Task prompt ->
Extract the lines between the ones holding "Write the React, TypeScript" and "60, bottom: 523", inclusive, exactly as written and nothing more.

Records for this task ->
-=-=-=-=-
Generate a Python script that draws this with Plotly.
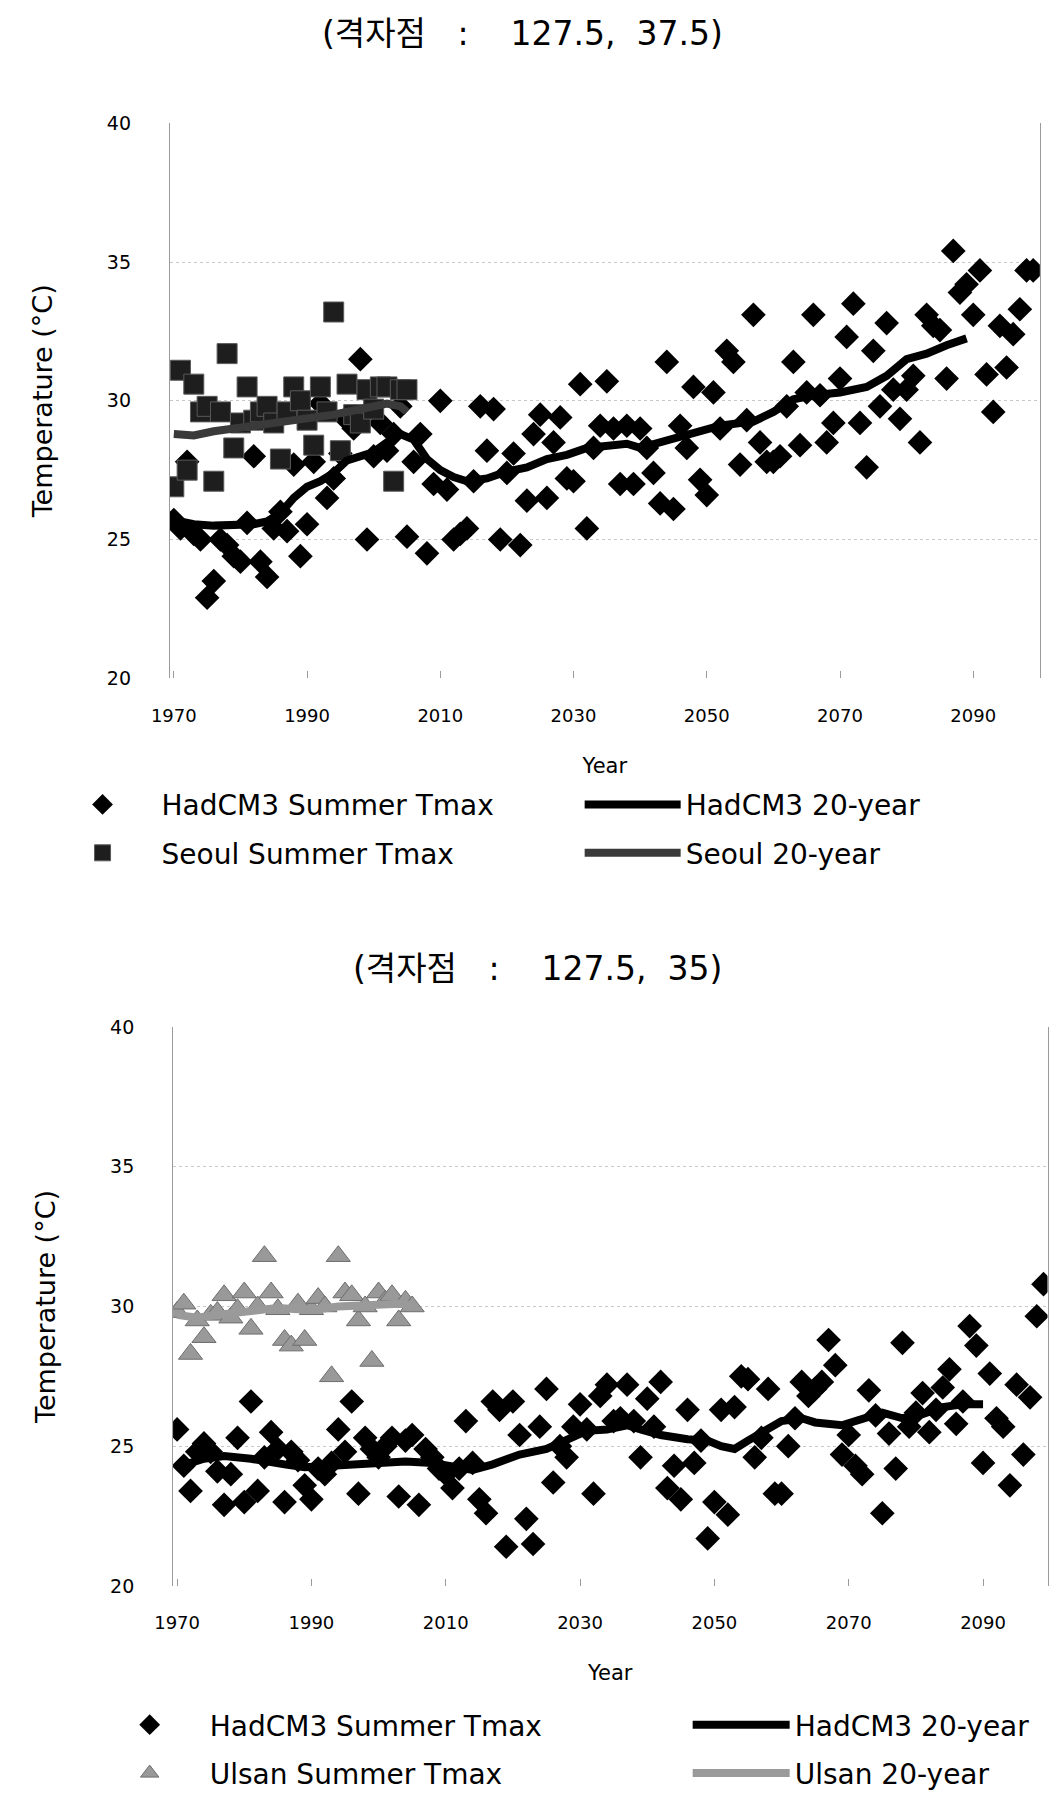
-=-=-=-=-
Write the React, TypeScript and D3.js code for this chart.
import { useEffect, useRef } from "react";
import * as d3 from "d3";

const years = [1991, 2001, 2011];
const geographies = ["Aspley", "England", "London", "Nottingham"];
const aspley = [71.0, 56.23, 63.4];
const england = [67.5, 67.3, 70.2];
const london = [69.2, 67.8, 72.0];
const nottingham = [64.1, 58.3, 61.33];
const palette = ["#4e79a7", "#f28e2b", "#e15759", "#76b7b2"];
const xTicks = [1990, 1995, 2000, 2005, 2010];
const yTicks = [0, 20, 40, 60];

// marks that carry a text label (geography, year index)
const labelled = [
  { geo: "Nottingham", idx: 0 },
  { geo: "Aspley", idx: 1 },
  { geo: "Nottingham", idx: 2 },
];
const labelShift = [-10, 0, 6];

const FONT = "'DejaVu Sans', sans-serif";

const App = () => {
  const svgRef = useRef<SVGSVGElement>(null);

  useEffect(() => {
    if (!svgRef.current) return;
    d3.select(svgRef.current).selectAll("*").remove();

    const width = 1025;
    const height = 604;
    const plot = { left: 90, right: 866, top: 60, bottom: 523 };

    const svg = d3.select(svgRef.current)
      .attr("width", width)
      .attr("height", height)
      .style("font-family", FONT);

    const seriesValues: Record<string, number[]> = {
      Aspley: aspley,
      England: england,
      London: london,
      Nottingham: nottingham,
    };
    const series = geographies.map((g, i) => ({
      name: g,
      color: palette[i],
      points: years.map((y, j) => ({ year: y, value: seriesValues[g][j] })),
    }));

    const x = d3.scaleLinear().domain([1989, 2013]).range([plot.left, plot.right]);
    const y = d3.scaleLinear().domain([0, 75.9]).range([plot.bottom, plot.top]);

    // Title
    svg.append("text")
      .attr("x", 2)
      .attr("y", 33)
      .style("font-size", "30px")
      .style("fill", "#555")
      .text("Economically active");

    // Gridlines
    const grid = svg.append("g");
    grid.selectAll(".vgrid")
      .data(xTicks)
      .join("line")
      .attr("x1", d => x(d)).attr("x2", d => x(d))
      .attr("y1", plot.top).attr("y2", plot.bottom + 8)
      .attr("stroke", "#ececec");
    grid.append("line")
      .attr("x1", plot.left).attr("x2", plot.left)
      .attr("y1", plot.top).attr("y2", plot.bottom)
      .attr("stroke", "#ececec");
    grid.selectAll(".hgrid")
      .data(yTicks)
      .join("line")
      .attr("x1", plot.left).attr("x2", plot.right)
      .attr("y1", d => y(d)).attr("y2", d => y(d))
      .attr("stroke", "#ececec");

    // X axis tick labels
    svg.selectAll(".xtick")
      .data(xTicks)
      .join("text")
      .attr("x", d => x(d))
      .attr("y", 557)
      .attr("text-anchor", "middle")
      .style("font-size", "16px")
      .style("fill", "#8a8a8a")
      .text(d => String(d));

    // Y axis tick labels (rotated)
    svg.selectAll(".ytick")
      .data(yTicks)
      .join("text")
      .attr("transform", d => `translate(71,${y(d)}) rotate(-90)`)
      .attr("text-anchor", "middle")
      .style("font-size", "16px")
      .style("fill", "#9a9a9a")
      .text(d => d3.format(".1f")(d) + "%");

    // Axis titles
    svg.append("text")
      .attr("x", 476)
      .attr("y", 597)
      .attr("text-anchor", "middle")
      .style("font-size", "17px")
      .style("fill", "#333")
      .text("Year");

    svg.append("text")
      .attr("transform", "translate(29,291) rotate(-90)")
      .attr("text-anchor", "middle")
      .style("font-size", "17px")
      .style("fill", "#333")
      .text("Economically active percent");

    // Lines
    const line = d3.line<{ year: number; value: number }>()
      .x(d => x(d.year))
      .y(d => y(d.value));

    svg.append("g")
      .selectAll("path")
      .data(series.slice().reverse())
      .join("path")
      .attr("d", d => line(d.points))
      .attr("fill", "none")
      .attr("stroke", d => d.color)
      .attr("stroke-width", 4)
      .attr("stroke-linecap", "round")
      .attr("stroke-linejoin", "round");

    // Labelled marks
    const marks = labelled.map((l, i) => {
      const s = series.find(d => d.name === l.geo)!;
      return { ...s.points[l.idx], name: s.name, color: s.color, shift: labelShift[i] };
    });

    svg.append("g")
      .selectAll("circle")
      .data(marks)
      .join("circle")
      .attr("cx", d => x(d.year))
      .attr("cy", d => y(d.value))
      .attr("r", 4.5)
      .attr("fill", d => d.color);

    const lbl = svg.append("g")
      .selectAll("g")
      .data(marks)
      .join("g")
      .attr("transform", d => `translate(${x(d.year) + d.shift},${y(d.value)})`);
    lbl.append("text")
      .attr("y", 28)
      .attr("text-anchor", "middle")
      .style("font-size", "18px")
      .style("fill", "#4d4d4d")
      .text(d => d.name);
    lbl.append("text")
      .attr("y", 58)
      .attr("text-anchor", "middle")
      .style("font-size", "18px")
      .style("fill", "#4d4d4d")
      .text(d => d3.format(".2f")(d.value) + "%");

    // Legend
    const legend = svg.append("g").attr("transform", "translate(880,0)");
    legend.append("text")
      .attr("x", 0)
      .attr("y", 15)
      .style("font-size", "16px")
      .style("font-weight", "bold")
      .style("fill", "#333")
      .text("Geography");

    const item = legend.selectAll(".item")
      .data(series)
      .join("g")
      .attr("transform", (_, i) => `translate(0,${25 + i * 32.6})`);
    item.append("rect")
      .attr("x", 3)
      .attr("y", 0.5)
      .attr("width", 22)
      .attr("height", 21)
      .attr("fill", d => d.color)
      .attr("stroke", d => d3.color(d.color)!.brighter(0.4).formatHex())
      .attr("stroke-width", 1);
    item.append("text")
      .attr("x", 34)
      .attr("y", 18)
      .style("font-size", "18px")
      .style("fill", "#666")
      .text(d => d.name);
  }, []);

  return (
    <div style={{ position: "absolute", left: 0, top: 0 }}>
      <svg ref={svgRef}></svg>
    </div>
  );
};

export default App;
-=-=-=-=-
Final answer ->
Write the React, TypeScript and D3.js code for this chart.
import { useEffect, useRef } from "react";
import * as d3 from "d3";

const years = [1991, 2001, 2011];
const geographies = ["Aspley", "England", "London", "Nottingham"];
const aspley = [71.0, 56.23, 63.4];
const england = [67.5, 67.3, 70.2];
const london = [69.2, 67.8, 72.0];
const nottingham = [64.1, 58.3, 61.33];
const palette = ["#4e79a7", "#f28e2b", "#e15759", "#76b7b2"];
const xTicks = [1990, 1995, 2000, 2005, 2010];
const yTicks = [0, 20, 40, 60];

// marks that carry a text label (geography, year index)
const labelled = [
  { geo: "Nottingham", idx: 0 },
  { geo: "Aspley", idx: 1 },
  { geo: "Nottingham", idx: 2 },
];
const labelShift = [-10, 0, 6];

const FONT = "'DejaVu Sans', sans-serif";

const App = () => {
  const svgRef = useRef<SVGSVGElement>(null);

  useEffect(() => {
    if (!svgRef.current) return;
    d3.select(svgRef.current).selectAll("*").remove();

    const width = 1025;
    const height = 604;
    const plot = { left: 90, right: 866, top: 60, bottom: 523 };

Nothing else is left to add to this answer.